A woman has twins, and gives them up for adoption. One of them goes to a family in Egypt and is named Amal. The other goes to a family in Spain, they name him Juan.
Years later, Juan sends a picture of himself to his mum. Upon receiving the picture, she tells her husband that she wished she also had a picture of Amal.
Her husband responds, "But they are twins. If you've seen Juan, you've seen Amal."
A new wife prepared to bake a ham to celebrate their first Easter together. She carefully cut off each end of the ham before placing it in the pan.
Her husband asked her why she did that and she replied, "I don't know, it's what my mother always did. But I can ask her."
She called Mom, who responded, "I always saw your Grandma do it, so I did the same."
They decided to check further, so the young woman called Grandma, who explained, "It was the only way I could get it to fit into my pan."
A quiet, little man walks into a bar and orders a beer. He sits there sipping his beer and minding his own business. All of a sudden, a big guy walks up to him and knocks him out cold and says to the barkeep, "When he wakes up, tell him that was a right-hook from Big Mike Finnigan."

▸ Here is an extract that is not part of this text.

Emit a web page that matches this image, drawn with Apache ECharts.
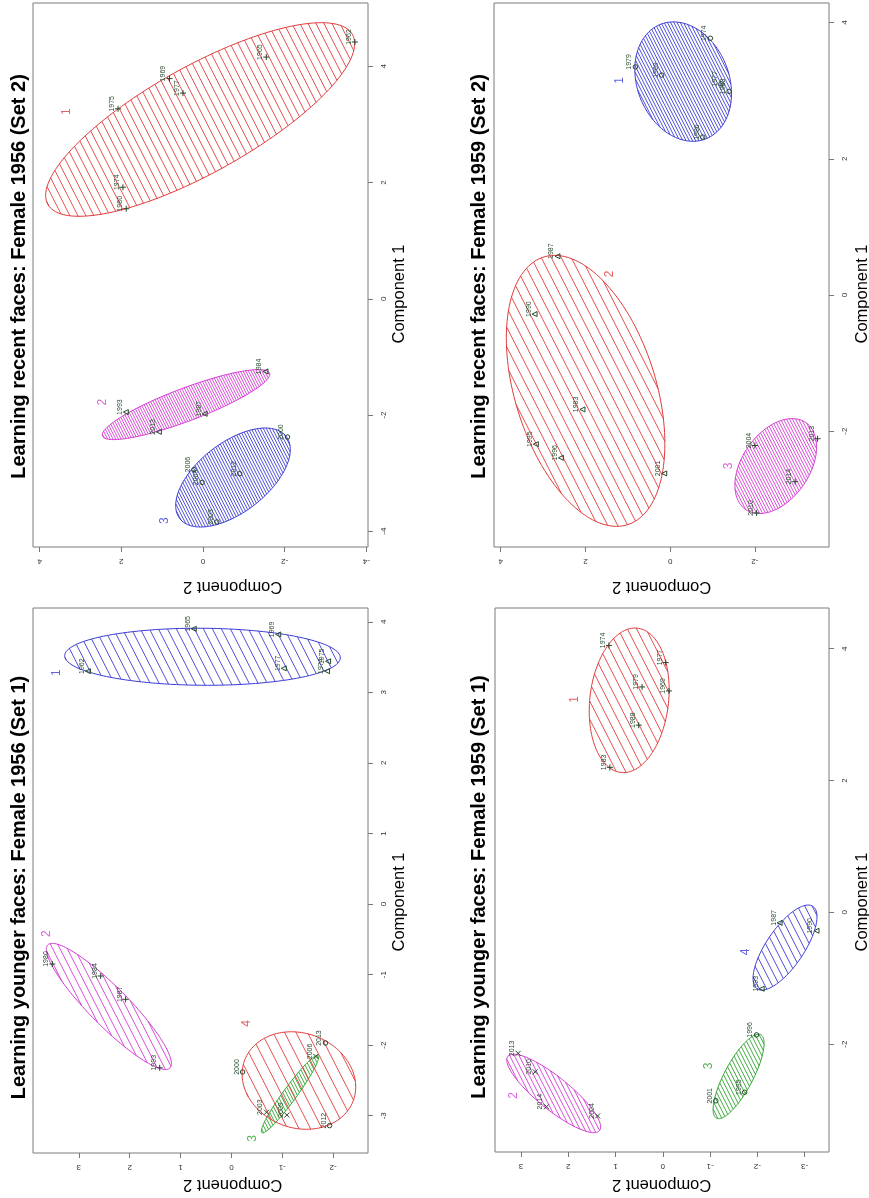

A week later the little man shows up at the same bar and orders a beer. He again, sits there sipping his beer and minding his own business. The same big guy walks up to him, and the little guy knocks him out cold.
As he leaves the bar, the little guy says to the barkeep, "When he wakes up, tell him that was a crowbar from Sears."
Teacher decides to teach the class logic. She asks the class if there were three birds on a telegraph wire and the farmer fired his gun at them, how many birds would be left?
Little Jane said two miss, that's good.
Little Mary said three because he missed, that's good.
Now Little Johnny at the back of the class said there were none miss because the noise of the gun would frighten them away.
That's very good Johnie said the teacher, I like the way you are thinking.
Little Johnny said to the teacher, can I ask you a question miss? Yes of course you can, the teacher replied.
If there were three ladies walking along the beach and each one had an ice cream. One was licking it, one was biting it and one was sucking it, which one was married?
Well said the teacher, I suppose it was the one that was sucking it.
Wrong miss, it was the one with the wedding ring but I like the way you were thinking.